Shared dictionaries work by using previously cached versions of resources as compression reference points, allowing servers to send only file diffs rather than complete bundles when pages are redeployed. This eliminates the redundant re-downloading that occurs when minor code changes trigger full file rebuilds with different URLs, even though the content is 95% identical to cached versions. The approach builds on compression principles already employed by algorithms like Brotli and Zstandard, but applies them to the gap between server and client caching.
Cloudflare plans to launch a beta of shared dictionary support on April 30, 2026, addressing a critical infrastructure challenge as the web simultaneously becomes heavier, more dynamic, and more heavily trafficked by machines. Early testing has shown significant bandwidth reduction potential, particularly for returning users and those on slower connections.

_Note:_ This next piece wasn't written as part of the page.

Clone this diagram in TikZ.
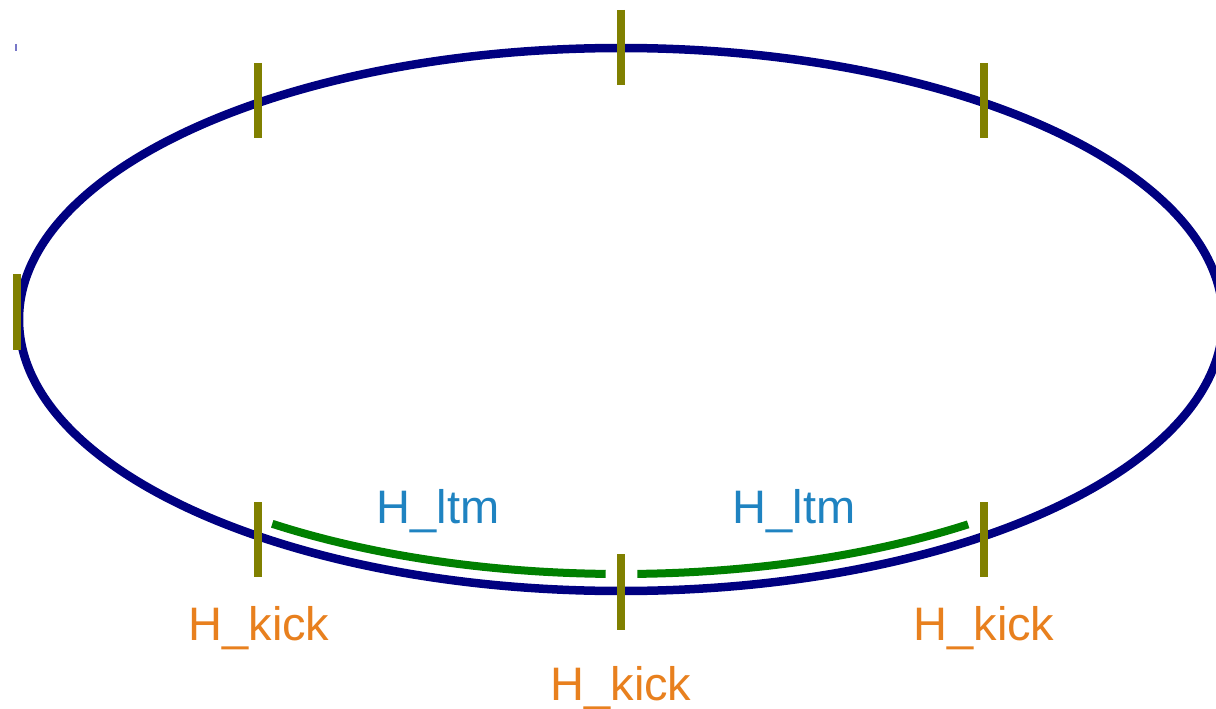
\documentclass[tikz,border=0pt]{standalone}
\usepackage{fontspec}
\setmainfont{Liberation Sans}
\usetikzlibrary{calc}
\definecolor{ringblue}{RGB}{0,0,128}
\definecolor{tickolive}{RGB}{128,128,0}
\definecolor{arcgreen}{RGB}{0,128,0}
\definecolor{ltmblue}{RGB}{31,131,193}
\definecolor{kickorange}{RGB}{232,128,30}
\begin{document}
\begin{tikzpicture}[x=1pt,y=-1pt,
  ring/.style={draw=ringblue,line width=8.5pt},
  tickmark/.style={draw=tickolive,line width=8pt},
  ltmarc/.style={draw=arcgreen,line width=8pt},
  ltmlabel/.style={text=ltmblue,font=\fontsize{47}{56}\selectfont,anchor=base,inner sep=0pt},
  kicklabel/.style={text=kickorange,font=\fontsize{47}{56}\selectfont,anchor=base,inner sep=0pt}]
\useasboundingbox (0,0) rectangle (1216,709);
\coordinate (c) at (621,319.5);
% ring
\draw[ring] (c) ellipse[x radius=602, y radius=271.5];
% small mark top-left
\draw[draw={rgb,255:red,120;green,120;blue,200},line width=2pt] (16,44) -- (16,51);
% ticks
\draw[tickmark] (16.7,274) -- (16.7,350);
\draw[tickmark] (258,63) -- (258,138);
\draw[tickmark] (621,10) -- (621,85);
\draw[tickmark] (984,63) -- (984,138);
\draw[tickmark] (258,502) -- (258,577);
\draw[tickmark] (621,554) -- (621,630);
\draw[tickmark] (984,502) -- (984,577);
% green arcs
\draw[ltmarc] ($(c)+({585*cos(126.6)},{254.5*sin(126.6)})$) arc[start angle=126.6, end angle=91.5, x radius=585, y radius=254.5];
\draw[ltmarc] ($(c)+({585*cos(88.4)},{254.5*sin(88.4)})$) arc[start angle=88.4, end angle=53.6, x radius=585, y radius=254.5];
% labels
\node[ltmlabel] (ltm1) at (438,523.5) {H\_ltm};
\node[ltmlabel] (ltm2) at (794,523.5) {H\_ltm};
\node[kicklabel] (kick1) at (259,640.5) {H\_kick};
\node[kicklabel] (kick2) at (984,640.5) {H\_kick};
\node[kicklabel] (kick3) at (621,700) {H\_kick};
\end{tikzpicture}
\end{document}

- Beta access to Cloudflare's shared dictionary compression will launch April 30, 2026, with early testing indicating substantial gains for returning users and low-bandwidth scenarios
Editorial Opinion
Shared dictionaries represent a pragmatic response to a real infrastructure challenge created by the convergence of agentic AI adoption and continuous deployment practices. While the technology itself is not novel—it builds on existing compression dictionary principles—its application to the client-server gap addresses a genuine gap in modern web delivery. However, the April 2026 beta launch suggests this solution is still months away from production use, leaving organizations vulnerable to this inefficiency in the interim. The broader implication is that traditional web standards and optimization techniques may need fundamental rethinking as AI agents become first-class internet citizens.